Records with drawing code
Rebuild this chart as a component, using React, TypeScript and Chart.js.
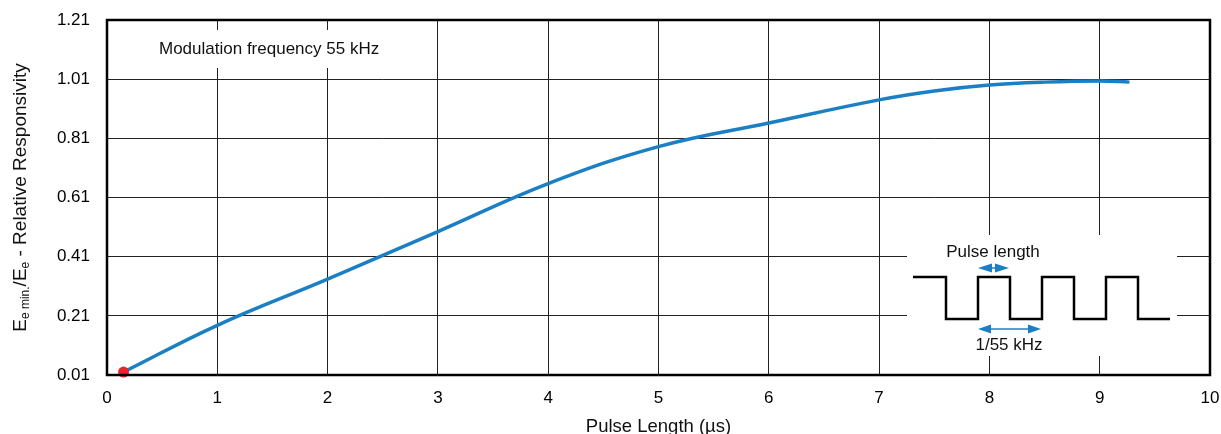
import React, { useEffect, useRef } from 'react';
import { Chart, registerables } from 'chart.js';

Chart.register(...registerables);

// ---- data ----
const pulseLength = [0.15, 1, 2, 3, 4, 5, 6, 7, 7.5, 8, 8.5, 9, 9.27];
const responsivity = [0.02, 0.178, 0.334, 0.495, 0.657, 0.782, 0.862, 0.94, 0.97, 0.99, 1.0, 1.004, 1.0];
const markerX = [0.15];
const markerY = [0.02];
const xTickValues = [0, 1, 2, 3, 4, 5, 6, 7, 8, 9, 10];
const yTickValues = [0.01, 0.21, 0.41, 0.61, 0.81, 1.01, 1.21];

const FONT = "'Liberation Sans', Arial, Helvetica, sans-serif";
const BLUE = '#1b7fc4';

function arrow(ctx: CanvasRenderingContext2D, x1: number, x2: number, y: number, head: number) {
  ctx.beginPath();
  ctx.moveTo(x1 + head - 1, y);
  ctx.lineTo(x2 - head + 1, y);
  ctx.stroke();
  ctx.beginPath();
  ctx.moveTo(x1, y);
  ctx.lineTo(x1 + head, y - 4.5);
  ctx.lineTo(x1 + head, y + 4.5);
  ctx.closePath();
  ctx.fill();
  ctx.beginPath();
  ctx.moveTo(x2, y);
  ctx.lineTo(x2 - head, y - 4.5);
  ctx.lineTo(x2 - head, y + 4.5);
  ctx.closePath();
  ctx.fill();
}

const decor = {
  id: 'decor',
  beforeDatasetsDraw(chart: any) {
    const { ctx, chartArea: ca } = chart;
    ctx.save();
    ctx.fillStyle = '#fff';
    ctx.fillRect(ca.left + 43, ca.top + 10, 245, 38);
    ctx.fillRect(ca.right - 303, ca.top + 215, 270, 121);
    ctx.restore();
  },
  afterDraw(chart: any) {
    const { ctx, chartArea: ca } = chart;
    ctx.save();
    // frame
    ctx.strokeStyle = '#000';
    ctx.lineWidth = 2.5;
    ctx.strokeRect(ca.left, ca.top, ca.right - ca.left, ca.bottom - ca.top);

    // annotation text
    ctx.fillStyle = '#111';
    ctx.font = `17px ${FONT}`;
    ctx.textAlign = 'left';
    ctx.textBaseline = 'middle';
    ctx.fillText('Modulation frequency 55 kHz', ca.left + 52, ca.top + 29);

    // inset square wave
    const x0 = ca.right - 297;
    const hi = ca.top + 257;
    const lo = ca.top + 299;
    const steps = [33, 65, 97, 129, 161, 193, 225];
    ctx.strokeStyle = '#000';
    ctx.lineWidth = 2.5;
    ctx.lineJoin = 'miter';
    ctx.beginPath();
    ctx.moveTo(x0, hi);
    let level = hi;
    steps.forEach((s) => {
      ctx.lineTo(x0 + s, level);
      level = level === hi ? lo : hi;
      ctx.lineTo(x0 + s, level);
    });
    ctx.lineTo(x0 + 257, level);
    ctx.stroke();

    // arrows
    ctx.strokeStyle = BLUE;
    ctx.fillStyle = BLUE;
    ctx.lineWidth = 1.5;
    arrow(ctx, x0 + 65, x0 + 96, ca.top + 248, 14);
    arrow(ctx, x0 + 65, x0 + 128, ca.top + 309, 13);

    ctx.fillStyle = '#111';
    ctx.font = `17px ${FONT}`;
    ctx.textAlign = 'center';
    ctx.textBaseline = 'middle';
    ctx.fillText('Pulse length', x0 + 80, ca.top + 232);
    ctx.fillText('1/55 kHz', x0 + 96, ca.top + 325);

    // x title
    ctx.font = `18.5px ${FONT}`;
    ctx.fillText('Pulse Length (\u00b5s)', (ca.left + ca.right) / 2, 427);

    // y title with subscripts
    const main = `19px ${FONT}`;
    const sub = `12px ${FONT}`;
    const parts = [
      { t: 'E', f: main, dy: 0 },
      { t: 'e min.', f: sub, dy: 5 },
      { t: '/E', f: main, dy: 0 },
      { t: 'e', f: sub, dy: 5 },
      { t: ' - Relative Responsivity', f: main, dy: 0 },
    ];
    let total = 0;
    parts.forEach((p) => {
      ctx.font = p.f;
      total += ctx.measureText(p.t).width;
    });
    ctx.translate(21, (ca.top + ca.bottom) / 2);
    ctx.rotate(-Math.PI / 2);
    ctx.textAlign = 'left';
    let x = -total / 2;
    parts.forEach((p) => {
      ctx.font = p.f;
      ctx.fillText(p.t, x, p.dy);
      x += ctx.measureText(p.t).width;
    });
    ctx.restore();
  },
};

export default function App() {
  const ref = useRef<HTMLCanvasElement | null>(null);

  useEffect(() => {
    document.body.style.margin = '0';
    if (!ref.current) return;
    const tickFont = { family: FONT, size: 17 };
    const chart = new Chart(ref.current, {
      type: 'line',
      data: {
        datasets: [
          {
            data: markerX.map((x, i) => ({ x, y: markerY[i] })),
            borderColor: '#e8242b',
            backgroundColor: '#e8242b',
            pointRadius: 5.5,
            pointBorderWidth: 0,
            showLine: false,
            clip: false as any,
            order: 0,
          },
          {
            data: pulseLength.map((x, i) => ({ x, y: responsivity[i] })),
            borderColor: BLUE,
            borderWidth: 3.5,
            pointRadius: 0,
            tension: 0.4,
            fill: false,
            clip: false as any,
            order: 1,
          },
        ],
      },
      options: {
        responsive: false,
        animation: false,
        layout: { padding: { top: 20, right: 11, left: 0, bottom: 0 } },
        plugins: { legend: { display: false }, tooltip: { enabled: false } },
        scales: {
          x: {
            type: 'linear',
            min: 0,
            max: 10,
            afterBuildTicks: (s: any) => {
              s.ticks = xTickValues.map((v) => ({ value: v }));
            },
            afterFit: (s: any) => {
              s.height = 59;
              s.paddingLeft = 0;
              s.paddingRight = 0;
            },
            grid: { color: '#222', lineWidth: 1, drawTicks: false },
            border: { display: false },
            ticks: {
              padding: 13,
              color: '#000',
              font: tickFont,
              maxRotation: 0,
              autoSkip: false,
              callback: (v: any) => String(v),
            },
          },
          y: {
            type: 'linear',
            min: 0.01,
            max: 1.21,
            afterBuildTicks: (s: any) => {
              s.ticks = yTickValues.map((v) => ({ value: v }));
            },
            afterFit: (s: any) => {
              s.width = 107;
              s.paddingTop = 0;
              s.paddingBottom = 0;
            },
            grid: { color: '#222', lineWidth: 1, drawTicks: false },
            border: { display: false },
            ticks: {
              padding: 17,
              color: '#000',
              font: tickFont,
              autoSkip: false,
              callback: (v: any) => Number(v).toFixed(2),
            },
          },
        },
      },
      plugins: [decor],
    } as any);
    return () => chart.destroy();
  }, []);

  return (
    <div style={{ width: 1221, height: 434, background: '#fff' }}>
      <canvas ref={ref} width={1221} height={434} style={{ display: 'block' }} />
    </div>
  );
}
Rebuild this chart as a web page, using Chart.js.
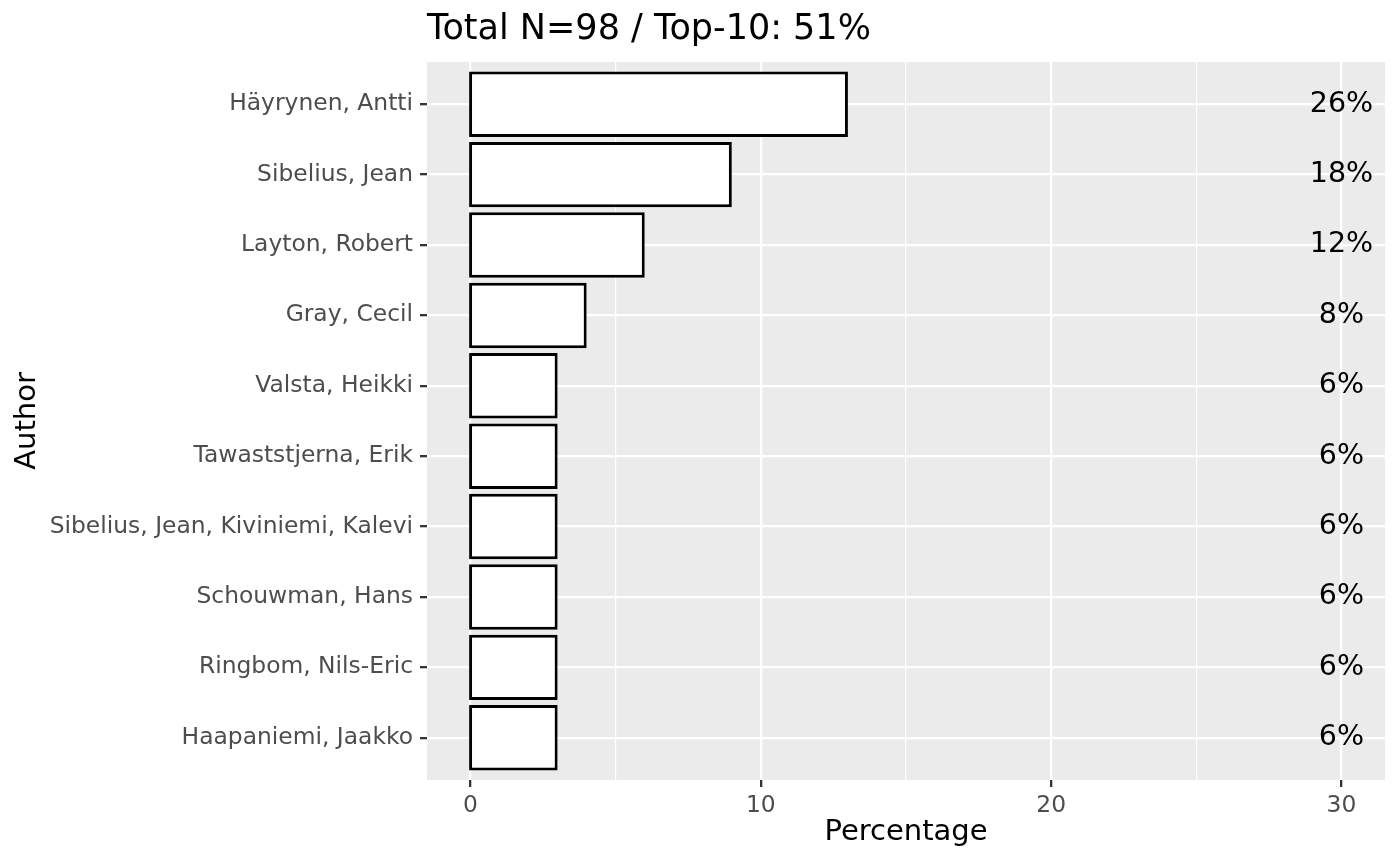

◆ **Exercise**
Restate the records above in full, word for word. Keep pictures out.

◆ **Completed task**
Rebuild this chart as a component, using React, TypeScript and Chart.js.
import React, { useEffect, useRef } from 'react';
import { Chart, registerables } from 'chart.js';

Chart.register(...registerables);

// ---- data ----
const pulseLength = [0.15, 1, 2, 3, 4, 5, 6, 7, 7.5, 8, 8.5, 9, 9.27];
const responsivity = [0.02, 0.178, 0.334, 0.495, 0.657, 0.782, 0.862, 0.94, 0.97, 0.99, 1.0, 1.004, 1.0];
const markerX = [0.15];
const markerY = [0.02];
const xTickValues = [0, 1, 2, 3, 4, 5, 6, 7, 8, 9, 10];
const yTickValues = [0.01, 0.21, 0.41, 0.61, 0.81, 1.01, 1.21];

const FONT = "'Liberation Sans', Arial, Helvetica, sans-serif";
const BLUE = '#1b7fc4';

function arrow(ctx: CanvasRenderingContext2D, x1: number, x2: number, y: number, head: number) {
  ctx.beginPath();
  ctx.moveTo(x1 + head - 1, y);
  ctx.lineTo(x2 - head + 1, y);
  ctx.stroke();
  ctx.beginPath();
  ctx.moveTo(x1, y);
  ctx.lineTo(x1 + head, y - 4.5);
  ctx.lineTo(x1 + head, y + 4.5);
  ctx.closePath();
  ctx.fill();
  ctx.beginPath();
  ctx.moveTo(x2, y);
  ctx.lineTo(x2 - head, y - 4.5);
  ctx.lineTo(x2 - head, y + 4.5);
  ctx.closePath();
  ctx.fill();
}

const decor = {
  id: 'decor',
  beforeDatasetsDraw(chart: any) {
    const { ctx, chartArea: ca } = chart;
    ctx.save();
    ctx.fillStyle = '#fff';
    ctx.fillRect(ca.left + 43, ca.top + 10, 245, 38);
    ctx.fillRect(ca.right - 303, ca.top + 215, 270, 121);
    ctx.restore();
  },
  afterDraw(chart: any) {
    const { ctx, chartArea: ca } = chart;
    ctx.save();
    // frame
    ctx.strokeStyle = '#000';
    ctx.lineWidth = 2.5;
    ctx.strokeRect(ca.left, ca.top, ca.right - ca.left, ca.bottom - ca.top);

    // annotation text
    ctx.fillStyle = '#111';
    ctx.font = `17px ${FONT}`;
    ctx.textAlign = 'left';
    ctx.textBaseline = 'middle';
    ctx.fillText('Modulation frequency 55 kHz', ca.left + 52, ca.top + 29);

    // inset square wave
    const x0 = ca.right - 297;
    const hi = ca.top + 257;
    const lo = ca.top + 299;
    const steps = [33, 65, 97, 129, 161, 193, 225];
    ctx.strokeStyle = '#000';
    ctx.lineWidth = 2.5;
    ctx.lineJoin = 'miter';
    ctx.beginPath();
    ctx.moveTo(x0, hi);
    let level = hi;
    steps.forEach((s) => {
      ctx.lineTo(x0 + s, level);
      level = level === hi ? lo : hi;
      ctx.lineTo(x0 + s, level);
    });
    ctx.lineTo(x0 + 257, level);
    ctx.stroke();

    // arrows
    ctx.strokeStyle = BLUE;
    ctx.fillStyle = BLUE;
    ctx.lineWidth = 1.5;
    arrow(ctx, x0 + 65, x0 + 96, ca.top + 248, 14);
    arrow(ctx, x0 + 65, x0 + 128, ca.top + 309, 13);

    ctx.fillStyle = '#111';
    ctx.font = `17px ${FONT}`;
    ctx.textAlign = 'center';
    ctx.textBaseline = 'middle';
    ctx.fillText('Pulse length', x0 + 80, ca.top + 232);
    ctx.fillText('1/55 kHz', x0 + 96, ca.top + 325);

    // x title
    ctx.font = `18.5px ${FONT}`;
    ctx.fillText('Pulse Length (\u00b5s)', (ca.left + ca.right) / 2, 427);

    // y title with subscripts
    const main = `19px ${FONT}`;
    const sub = `12px ${FONT}`;
    const parts = [
      { t: 'E', f: main, dy: 0 },
      { t: 'e min.', f: sub, dy: 5 },
      { t: '/E', f: main, dy: 0 },
      { t: 'e', f: sub, dy: 5 },
      { t: ' - Relative Responsivity', f: main, dy: 0 },
    ];
    let total = 0;
    parts.forEach((p) => {
      ctx.font = p.f;
      total += ctx.measureText(p.t).width;
    });
    ctx.translate(21, (ca.top + ca.bottom) / 2);
    ctx.rotate(-Math.PI / 2);
    ctx.textAlign = 'left';
    let x = -total / 2;
    parts.forEach((p) => {
      ctx.font = p.f;
      ctx.fillText(p.t, x, p.dy);
      x += ctx.measureText(p.t).width;
    });
    ctx.restore();
  },
};

export default function App() {
  const ref = useRef<HTMLCanvasElement | null>(null);

  useEffect(() => {
    document.body.style.margin = '0';
    if (!ref.current) return;
    const tickFont = { family: FONT, size: 17 };
    const chart = new Chart(ref.current, {
      type: 'line',
      data: {
        datasets: [
          {
            data: markerX.map((x, i) => ({ x, y: markerY[i] })),
            borderColor: '#e8242b',
            backgroundColor: '#e8242b',
            pointRadius: 5.5,
            pointBorderWidth: 0,
            showLine: false,
            clip: false as any,
            order: 0,
          },
          {
            data: pulseLength.map((x, i) => ({ x, y: responsivity[i] })),
            borderColor: BLUE,
            borderWidth: 3.5,
            pointRadius: 0,
            tension: 0.4,
            fill: false,
            clip: false as any,
            order: 1,
          },
        ],
      },
      options: {
        responsive: false,
        animation: false,
        layout: { padding: { top: 20, right: 11, left: 0, bottom: 0 } },
        plugins: { legend: { display: false }, tooltip: { enabled: false } },
        scales: {
          x: {
            type: 'linear',
            min: 0,
            max: 10,
            afterBuildTicks: (s: any) => {
              s.ticks = xTickValues.map((v) => ({ value: v }));
            },
            afterFit: (s: any) => {
              s.height = 59;
              s.paddingLeft = 0;
              s.paddingRight = 0;
            },
            grid: { color: '#222', lineWidth: 1, drawTicks: false },
            border: { display: false },
            ticks: {
              padding: 13,
              color: '#000',
              font: tickFont,
              maxRotation: 0,
              autoSkip: false,
              callback: (v: any) => String(v),
            },
          },
          y: {
            type: 'linear',
            min: 0.01,
            max: 1.21,
            afterBuildTicks: (s: any) => {
              s.ticks = yTickValues.map((v) => ({ value: v }));
            },
            afterFit: (s: any) => {
              s.width = 107;
              s.paddingTop = 0;
              s.paddingBottom = 0;
            },
            grid: { color: '#222', lineWidth: 1, drawTicks: false },
            border: { display: false },
            ticks: {
              padding: 17,
              color: '#000',
              font: tickFont,
              autoSkip: false,
              callback: (v: any) => Number(v).toFixed(2),
            },
          },
        },
      },
      plugins: [decor],
    } as any);
    return () => chart.destroy();
  }, []);

  return (
    <div style={{ width: 1221, height: 434, background: '#fff' }}>
      <canvas ref={ref} width={1221} height={434} style={{ display: 'block' }} />
    </div>
  );
}
Rebuild this chart as a web page, using Chart.js.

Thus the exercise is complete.